02.01.12

Is That a Bee in my Wax?

Posted in Ear Candle History, Things to know when BUYING Ear Candles at 1:44 am by Administrator

There has been considerable debate on the type of wax to use in ear candles to promote the “best” ear candling experience.

Universally, Beeswax is considered the best in the industry. The Ear Candle Lady agrees. It’s my personal favorite.

However, even with beeswax there are several different “grades” which can change the price and availability of beeswax ear candles.

Those who believe in the purest form of anything tend to gravitate to terms like “filtered” or better, “Triple Filtered”! This type of beeswax is run though several filters to remove the naturally ocuring materials (such as bee parts), it’s usually pale yellow, sometimes even white and is billed as the purest form. Unfortunately, filtered wax, especially the “triple filtered”, has had chemical alterations to actually “bleach” it. It looses it’s fragrant honey aroma and has a bit of a medicinal smell to it.

Pure, in this case, is not what I consider pure. The Ear Candle Lady is happy to see bees in my wax because I know the wax has been unaltered. I’m actually relieved to see a more natural & “pure” look to ear candles than to see the pristine, sanitized, medical device looks which the major companies work so hard to acheive (and charge you for).
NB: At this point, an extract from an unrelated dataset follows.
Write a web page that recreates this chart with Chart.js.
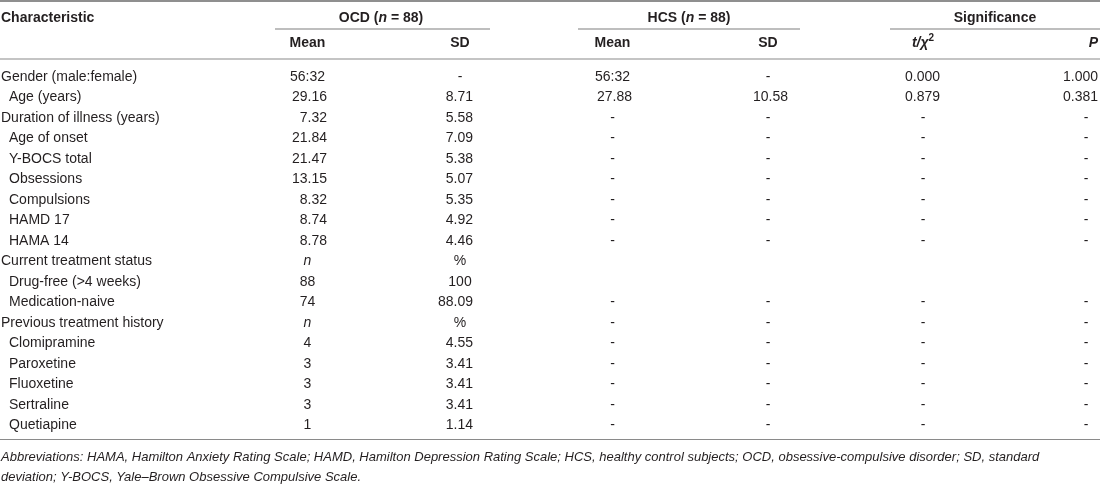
<!DOCTYPE html>
<html><head><meta charset="utf-8">
<script src="https://cdn.jsdelivr.net/npm/chart.js@4"></script>
<style>html,body{margin:0;padding:0;background:#fff;overflow:hidden}canvas{display:block}</style>
</head><body>
<canvas id="c" width="1100" height="486"></canvas>
<script>
// ---------- DATA ----------
const characteristics = [
  "Gender (male:female)", "Age (years)", "Duration of illness (years)", "Age of onset",
  "Y-BOCS total", "Obsessions", "Compulsions", "HAMD 17", "HAMA 14",
  "Current treatment status", "Drug-free (>4 weeks)", "Medication-naive",
  "Previous treatment history", "Clomipramine", "Paroxetine", "Fluoxetine",
  "Sertraline", "Quetiapine"
];
const indented = [false,true,false,true,true,true,true,true,true,false,true,true,false,true,true,true,true,true];
const ocdMean = ["56:32","29.16","7.32","21.84","21.47","13.15","8.32","8.74","8.78","n","88","74","n","4","3","3","3","1"];
const ocdSD   = ["-","8.71","5.58","7.09","5.38","5.07","5.35","4.92","4.46","%","100","88.09","%","4.55","3.41","3.41","3.41","1.14"];
const hcsMean = ["56:32","27.88","-","-","-","-","-","-","-","","","-","-","-","-","-","-","-"];
const hcsSD   = ["-","10.58","-","-","-","-","-","-","-","","","-","-","-","-","-","-","-"];
const tStat   = ["0.000","0.879","-","-","-","-","-","-","-","","","-","-","-","-","-","-","-"];
const pValue  = ["1.000","0.381","-","-","-","-","-","-","-","","","-","-","-","-","-","-","-"];
const footnoteLines = [
  "Abbreviations: HAMA, Hamilton Anxiety Rating Scale; HAMD, Hamilton Depression Rating Scale; HCS, healthy control subjects; OCD, obsessive-compulsive disorder; SD, standard",
  "deviation; Y-BOCS, Yale\u2013Brown Obsessive Compulsive Scale."
];

// ---------- LAYOUT / STYLE ----------
const FONT = '"Liberation Sans", Arial, sans-serif';
const TXT = '#231f20';
const columns = [
  {data: ocdMean, center: 307.5, right: 327, head: 'Mean'},
  {data: ocdSD,   center: 460,   right: 473, head: 'SD'},
  {data: hcsMean, center: 612.5, right: 632, head: 'Mean'},
  {data: hcsSD,   center: 768,   right: 788, head: 'SD'},
  {data: tStat,   center: 923,   right: 940, head: 't/chi'},
  {data: pValue,  center: 1086,  right: 1098, head: 'P'}
];
const groups = [
  {label: 'OCD', center: 381, x0: 275, x1: 490},
  {label: 'HCS', center: 689, x0: 578, x1: 800},
  {label: 'Significance', center: 995, x0: 890, x1: 1100}
];
const L = {topLine: 1, groupY: 18, groupLineY: 29, subY: 43, headLine: 59, bottomGap: 14, footY: [457, 477]};

function runsWidth(ctx, runs){ let w=0; runs.forEach(r=>{ctx.font=r.font; w+=ctx.measureText(r.t).width;}); return w; }
function drawRuns(ctx, runs, x, y, align){
  const w = runsWidth(ctx, runs);
  let cx = align==='center' ? x - w/2 : (align==='right' ? x - w : x);
  runs.forEach(r=>{ ctx.font=r.font; ctx.textAlign='left'; ctx.fillText(r.t, cx, y + (r.dy||0)); cx += ctx.measureText(r.t).width; });
}
function hline(ctx, x0, x1, y, color, w){
  ctx.beginPath(); ctx.strokeStyle=color; ctx.lineWidth=w; ctx.moveTo(x0,y); ctx.lineTo(x1,y); ctx.stroke();
}

const B = 'bold 14px ' + FONT, BI = 'italic bold 14px ' + FONT, R = '14px ' + FONT, RI = 'italic 14px ' + FONT;

const tablePlugin = {
  id: 'table',
  afterDraw(chart){
    const ctx = chart.ctx, xs = chart.scales.x, ys = chart.scales.y;
    const W = chart.width;
    ctx.save();
    ctx.fillStyle = TXT; ctx.textBaseline = 'middle';
    // rules
    hline(ctx, 0, W, L.topLine, '#6a6a6a', 1.5);
    groups.forEach(g=>hline(ctx, xs.getPixelForValue(g.x0), xs.getPixelForValue(g.x1), L.groupLineY, '#a8a8a8', 1.5));
    hline(ctx, 0, W, L.headLine, '#8a8a8a', 1.2);
    const lastY = ys.getPixelForValue(characteristics.length-1);
    hline(ctx, 0, W, lastY + L.bottomGap, '#8a8a8a', 1.2);
    // headers
    ctx.fillStyle = TXT;
    drawRuns(ctx, [{t:'Characteristic', font:B}], 1, L.groupY, 'left');
    drawRuns(ctx, [{t:'OCD (',font:B},{t:'n',font:BI},{t:' = 88)',font:B}], xs.getPixelForValue(groups[0].center), L.groupY, 'center');
    drawRuns(ctx, [{t:'HCS (',font:B},{t:'n',font:BI},{t:' = 88)',font:B}], xs.getPixelForValue(groups[1].center), L.groupY, 'center');
    drawRuns(ctx, [{t:'Significance',font:B}], xs.getPixelForValue(groups[2].center), L.groupY, 'center');
    columns.forEach(c=>{
      const x = xs.getPixelForValue(c.center);
      if (c.head==='t/chi') drawRuns(ctx, [{t:'t/\u03c7',font:BI},{t:'2',font:'bold 10px '+FONT, dy:-5}], x, L.subY, 'center');
      else if (c.head==='P') drawRuns(ctx, [{t:'P',font:BI}], xs.getPixelForValue(c.right), L.subY, 'right');
      else drawRuns(ctx, [{t:c.head,font:B}], x, L.subY, 'center');
    });
    // body
    characteristics.forEach((name,i)=>{
      const y = ys.getPixelForValue(i);
      ctx.font = R; ctx.textAlign='left';
      ctx.fillText(name, indented[i] ? 9 : 1, y);
      columns.forEach(c=>{
        const v = c.data[i]; if (!v) return;
        ctx.font = (v==='n') ? RI : R;
        if (/^\d+\.\d+$/.test(v)) { ctx.textAlign='right'; ctx.fillText(v, xs.getPixelForValue(c.right), y); }
        else { ctx.textAlign='center'; ctx.fillText(v, xs.getPixelForValue(c.center), y); }
      });
    });
    // footnote
    ctx.font = 'italic 13px ' + FONT; ctx.textAlign='left';
    footnoteLines.forEach((t,k)=>ctx.fillText(t, 1, L.footY[k]));
    ctx.restore();
  }
};

new Chart(document.getElementById('c'), {
  type: 'scatter',
  data: { labels: characteristics, datasets: [{data: [], pointRadius: 0}] },
  options: {
    responsive: false, animation: false, devicePixelRatio: 1,
    layout: { padding: { top: 66.75, bottom: 486 - 435.75, left: 0, right: 0 } },
    plugins: { legend: {display:false}, tooltip: {enabled:false} },
    scales: {
      x: { type: 'linear', min: 0, max: 1100, display: false },
      y: { type: 'category', labels: characteristics, offset: true, display: false }
    }
  },
  plugins: [tablePlugin]
});
</script>
</body></html>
Some call true pure & natural ear candles: “scruffy” or “rustic”.

When unfiltered wax is used in ear candling, it makes them more cost effective, durable, they smell GREAT and it keeps less chemicals out of the candle. That translates to less chemicals entering your body when you ear candle.

Triple Filtered is a marketing term to make the consumer believe they are somehow getting more for their money when actually, they are getting less “natural” and more chemically refined candles.

Do you have to look for unfiltered wax when you buy ear candles? No. But “triple filtered” is a sure bet there’s chemicals or bleach added. You have to decide what “Pure” means to you.

The important thing about BEESWAX ear candles is to make sure you are buying 100% Beeswax. If you are going to pay the higher price for Beeswax be aware that a candle can be called BEESWAX if it has 55% beeswax. Many beeswax candles have paraffin added and the companies don’t tell you. 100% Beeswax should be just that; 100%.

Since there is no regulation in the ear candle industry, you have to have trust in your ear candle company that they are being truthful about their beeswax. The companies I have recomended on my website who advertise 100% Beeswax do indeed sell 100% Beeswax.

They also sell Beeswax Blend, which will have a mixture of either soy, paraffin, or palm wax mixed with the Beeswax.

You can check out my website for more details on the different types of wax, but until then, if you get a bee in your wax, don’t worry. It’s all good!